For other toddlers, the physicality of their exuberance was a prerequisite, a default mode set to exhaust their parents, but for Brody it was his hard-fought reward in the endless game of catch-up he’d been playing since birth. Doug was so tall that by rights Brody should have dwarfed his infant counterparts, but instead he’d begun life barely big enough to join their ranks at all. Even now his height and weight were in line with the smallest one-year-olds, though his verbal and motor skills were almost on par with the two years he was about to mark. A child whose abilities so outpaced his size might have drawn attention among the parents of his peers, but in this park, dominated by older kids thanks to the rec center across the street, the other moms—and occasionally dads—rarely acknowledged Sela, as most were past the point of close supervision and thus engrossed in whatever was so interesting on their smartphones. At the moment, she and Brody—and Oscar, back on his leash and collapsed at her feet after a raucous game of Frisbee—had the place to themselves, the normal crowd at school.

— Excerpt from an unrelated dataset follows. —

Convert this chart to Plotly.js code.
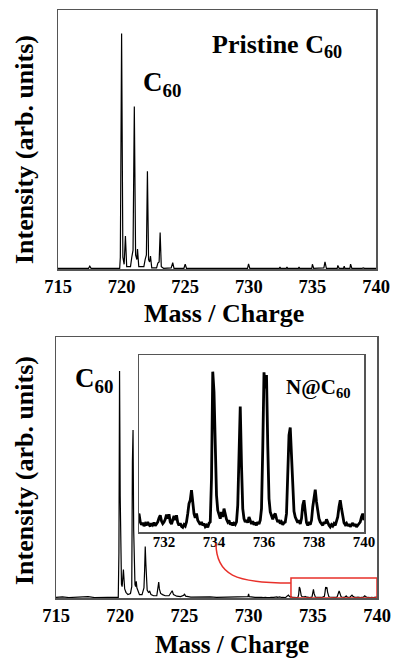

“Sela!” Leigh came rushing down the sidewalk, breathy and late as always, pushing a mountain of gear in front of her. Annie strained against her stroller straps, having caught sight of the playground, kicking her little legs beneath the lap bar in excitement. In a pouch strapped to Leigh’s shoulders, her six-month-old looked right to left, in search of whatever her sister’s happy shrieking was about. Between them, an overflowing diaper bag swung like a pendulum from the stroller handles, a bottle and sippy cup rattling in the crossbar’s ill-fitting holders. Oscar raised his head and quickly ducked it again, wisely lying low from the toddler’s affinity for fur by the handful.

Seeing her best friend like this, laden and frazzled, always made Sela grateful Brody was so low maintenance in that respect, rarely demanding toys or snacks on the go with the impatience she’d seen from Annie. Then again, she and Brody spent an awful lot of time at home; when given free rein to explore, he took it.

“Have you been waiting long? I’m so sorry. As usual.” Leigh brought the stroller to an abrupt halt beside the bench and kicked the brake on, wrapping a protective arm around the baby as she bent to release the flailing Annie from the torturous confines of her straps.

“No worries. Although I did start without you.” Sela held up the half-eaten apple in her hand. “Bad me, I know.”

“Good you. That’s so much healthier than what’s about to pass for my lunch.” Leigh caught her misstep instantly, but Sela waved off her cringe. Though poor nutritional choices were a forbidden luxury for Sela, she was past being sensitive about it.

“Hi, Annie girl.” Sela smiled down at the toddler. “Love your dress.” It was zebra striped from top to bottom, the kind of thing only a certain kind of adult could pull off—the kind that wasn’t Sela. Annie rewarded her with a lopsided curtsy before running to join Brody beneath the jungle gym.

“Did you get your steps in?” Leigh plopped next to her on the bench and peeled the waxed paper from a salami sandwich. It couldn’t have been more pedestrian—white bread, yellow cheese, no garnishes—but Sela’s mouth watered. She quickly sank her teeth back into the apple.